Mineração de Mariana a Brumadinho



“Se os olhos reaprendessem a chorar seria um segundo dilúvio” diz Drummond no poema Sobrevivente. Três anos e dois meses após Mariana, o povo de Minas Gerais passa por outra calamidade causada pelo rompimento de barragem de mineração, novamente pertencente à Vale S.A. Infelizmente, tragédia previsível e anunciada.
A Barragem I pertence ao Complexo Minerador Paraopeba, propriedade da Vale S.A. desde 2003 e localiza-se na Mina Córrego do Feijão, no Município de Brumadinho, onde se extrai o minério de ferro. Foram realizados ao menos dez alteamentos pelo método para montante, o mais barato e arriscado, e a barragem não recebia rejeitos desde 2015. À jusante da Barragem I estavam o escritório administrativo, o laboratório e o refeitório da mina. O rejeito atingiu também imediatamente a comunidade Vila Ferteco.

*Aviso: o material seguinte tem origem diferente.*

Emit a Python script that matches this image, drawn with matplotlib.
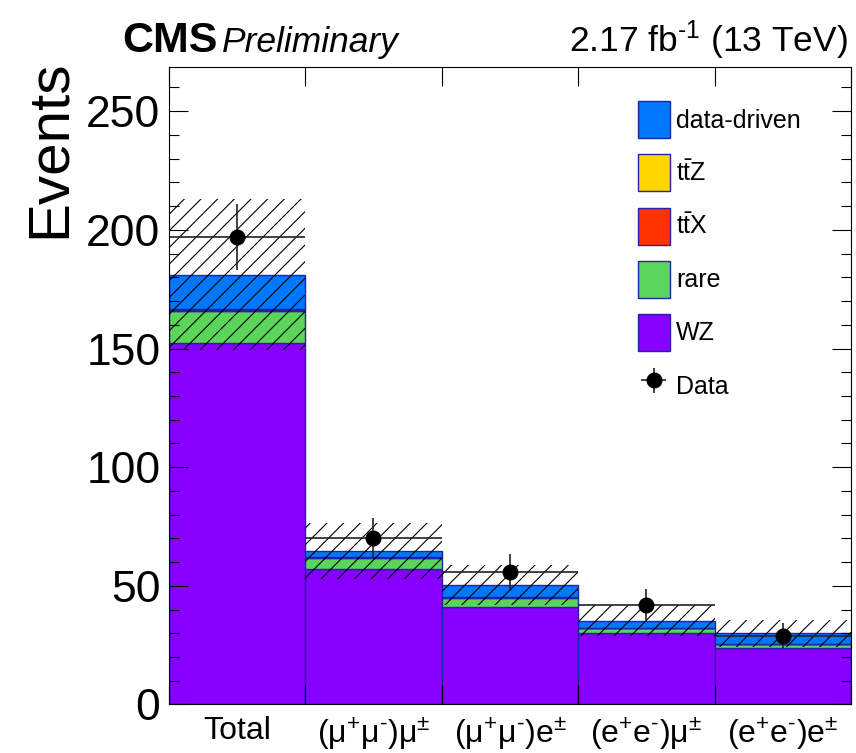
import numpy as np
import matplotlib
matplotlib.use("Agg")
import matplotlib.pyplot as plt
from matplotlib.patches import Patch

plt.rcParams['font.family'] = ['Liberation Sans', 'DejaVu Sans']
plt.rcParams['mathtext.fontset'] = 'custom'
plt.rcParams['mathtext.rm'] = 'Liberation Sans'
plt.rcParams['mathtext.it'] = 'Liberation Sans:italic'
plt.rcParams['mathtext.bf'] = 'Liberation Sans:bold'
plt.rcParams['hatch.linewidth'] = 0.8

# --- data ---
categories = ['Total',
              '$\\mathrm{(\\mu^{+}\\mu^{\u2010})\\mu^{\\pm}}$',
              '$\\mathrm{(\\mu^{+}\\mu^{\u2010})e^{\\pm}}$',
              '$\\mathrm{(e^{+}e^{\u2010})\\mu^{\\pm}}$',
              '$\\mathrm{(e^{+}e^{\u2010})e^{\\pm}}$']
wz = [152.5, 57.1, 41.2, 30.2, 23.7]
rare = [13.3, 4.7, 3.8, 1.9, 1.6]
ttx = [0.6, 0.15, 0.15, 0.15, 0.15]
ttz = [0.2, 0.05, 0.05, 0.05, 0.05]
data_driven = [14.4, 2.8, 5.0, 3.0, 4.5]
syst_unc = [31.8, 11.8, 8.4, 6.6, 5.6]
data = [197, 70, 56, 42, 29]
data_err = [14.0, 8.4, 7.5, 6.5, 5.4]

samples = [('WZ', wz, '#8800ff'),
           ('rare', rare, '#5ad55a'),
           (r'$\mathrm{t\bar{t}X}$', ttx, '#ff3300'),
           (r'$\mathrm{t\bar{t}Z}$', ttz, '#ffd700'),
           ('data-driven', data_driven, '#0077ff')]
edge = '#2222aa'

fig = plt.figure(figsize=(8.56, 7.53), dpi=100)
ax = fig.add_axes([0.1971, 0.0645, 0.7971, 0.8461])

x = np.arange(len(categories)) + 0.5
bottom = np.zeros(len(categories))
for name, vals, col in samples:
    ax.bar(x, vals, width=1.0, bottom=bottom, color=col, edgecolor=edge, linewidth=1.0)
    bottom = bottom + np.array(vals)

# systematic uncertainty band
unc = np.array(syst_unc)
ax.bar(x, 2 * unc, width=1.0, bottom=bottom - unc, fill=False,
       hatch='//', edgecolor='black', linewidth=0)

eb = ax.errorbar(x, data, yerr=data_err, xerr=0.5, fmt='o', color='black',
                 ecolor='#222222', elinewidth=1.2, markersize=10.5, capsize=0)

ax.set_xlim(0, 5)
ax.set_ylim(0, 268.5)

ax.set_xticks(x)
ax.set_xticklabels(categories, fontsize=23)
ax.set_xticks(np.arange(len(categories) + 1), minor=True)
ax.tick_params(axis='x', which='major', length=0, pad=8)
ax.tick_params(axis='x', which='minor', length=14, direction='in', top=True, width=0.8)

ax.set_yticks(np.arange(0, 251, 50))
ax.set_yticks(np.arange(0, 268, 10), minor=True)
ax.tick_params(axis='y', which='major', length=14, direction='in', right=True,
               labelsize=32, pad=6, width=0.8)
ax.tick_params(axis='y', which='minor', length=7, direction='in', right=True, width=0.8)
for s in ax.spines.values():
    s.set_linewidth(0.8)

fig.text(0.058, 1 - 60 / 753, 'Events', rotation=90, ha='center', va='top', fontsize=42)

fig.text(122 / 856, 1 - 52 / 753, 'CMS', fontsize=31, fontweight='bold', ha='left', va='baseline')
fig.text(222 / 856, 1 - 52 / 753, 'Preliminary', fontsize=25.5, style='italic', ha='left', va='baseline')
fig.text(848 / 856, 1 - 52 / 753, '2.17 fb$^{\\mathrm{\u2010}1}$ (13 TeV)', fontsize=25.5,
         ha='right', va='baseline')

handles = [Patch(facecolor=col, edgecolor=edge, linewidth=1.0) for _, _, col in samples[::-1]]
labels = [name for name, _, _ in samples[::-1]]
handles.append(eb)
labels.append('Data')
ax.legend(handles, labels, loc='upper left', bbox_to_anchor=(638 / 856, 1 - 101 / 753),
          bbox_transform=fig.transFigure, frameon=False, fontsize=18,
          handlelength=1.27, handleheight=1.9, labelspacing=0.65,
          handletextpad=0.25, borderpad=0, borderaxespad=0)

fig.savefig('out.png', dpi=100)
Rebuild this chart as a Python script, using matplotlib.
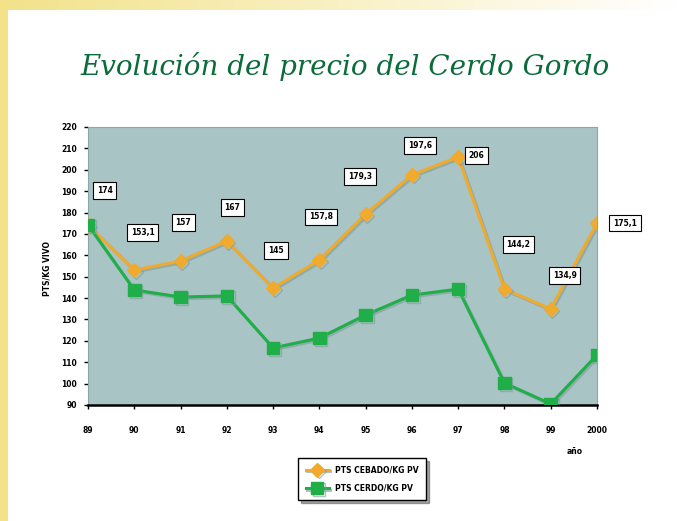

É possível dizer que o rompimento da Barragem I é efeito sistêmico de um tipo de organização da mineração no país, e não um efeito isolado. Durante o período que separa Mariana de Brumadinho, diversas organizações se mantiveram mobilizadas e em luta para transformar a maneira que é organizada a mineração no Brasil. Por outro lado, os setores favoráveis à mineração predatória conseguiram não só manter a estrutura violadora como aprofundaram várias das características deste modelo.
A dinâmica acelerada dos processos de licenciamento é uma das características desse modelo minerador. A mina em questão teve expansão aprovada em dezembro de 2018 mediante processo de licenciamento no qual tramitaram concomitantemente as licenças prévia, de instalação e de operação, seguindo as demandas do setor minerador de agilizar o processo.
A representação excessiva dos órgãos patronais em centros deliberativos, tais como a Câmara de Atividades Minerárias do Conselho Estadual de Política Ambiental (CMI/COPAM), fica evidente no licenciamento da expansão da mina do Córrego do Feijão. Na 37ª reunião, realizada em 11 de dezembro de 2018, a única entidade que votou contra o rebaixamento do risco da barragem Córrego do Feijão - o que descartou a necessidade de licenciamento trifásico (LP, LI e LO) - foi a FONASC-BH. As outras entidades que fazem parte do que seria a sociedade civil votaram a favor e são conhecidamente representantes do setor minerador, tais como o Sindiextra e o IBRAM. As entidades governamentais que compunham a CMI também se posicionaram a favor das mineradoras. IBAMA e CEFET se abstiveram da votação.
Apesar da existência de alternativas tecnológicas de beneficiamento e separação do minério sem necessidade de barragem, sistematicamente as grandes mineradoras, principalmente em países periféricos, optam por tecnologias que envolvem maior probabilidade de falhas, assim como maiores volumes de rejeitos, e são menos custosas. Esta opção ainda justifica-se pelo falho sistema de monitoramento e fiscalização, as punições brandas e o tendencioso processo de licenciamento no Brasil. No caso da Barragem I, fica evidente a possibilidade de continuidade da insegurança das barragens por longos períodos, mesmo após sua paralisação.
A realização de auditorias externas da Barragem I, feitas inclusive por empresas estrangeiras, a pedido da Vale, mostram-se ineficazes e comprovam o flagrante conflito de interesses e enviesamento desse suposto mecanismo fiscalizador. Numa relação em que a contratada produz dados de acordo com as demandas da contratante, a fiscalização se torna maleável aos interesses da empresa.
O deficiente monitoramento das barragens de rejeito de mineração é agravado pelo sucateamento progressivo do antigo DNPM, atual ANM. Dificilmente esse processo será revertido tendo em vista a aplicação da PEC 241/55, a chamada “PEC dos Gastos”, que congela os investimentos do governo federal e pressiona para a diminuição de recursos destinados à ANM. Ainda, vale ressaltar que a maior parte do monitoramento das barragens cabe ao próprio proprietário, fazendo com que a empresa produza dados sobre a própria barragem.
Como disse, o modelo de mineração que causou o rompimento da barragem de Fundão foi mantido e aprofundado. O rompimento em Brumadinho é triste constatação. As experiências desses três anos, desde Mariana, me carregam de pessimismo. A treva mais estrita já pousou sobre a estrada de Minas?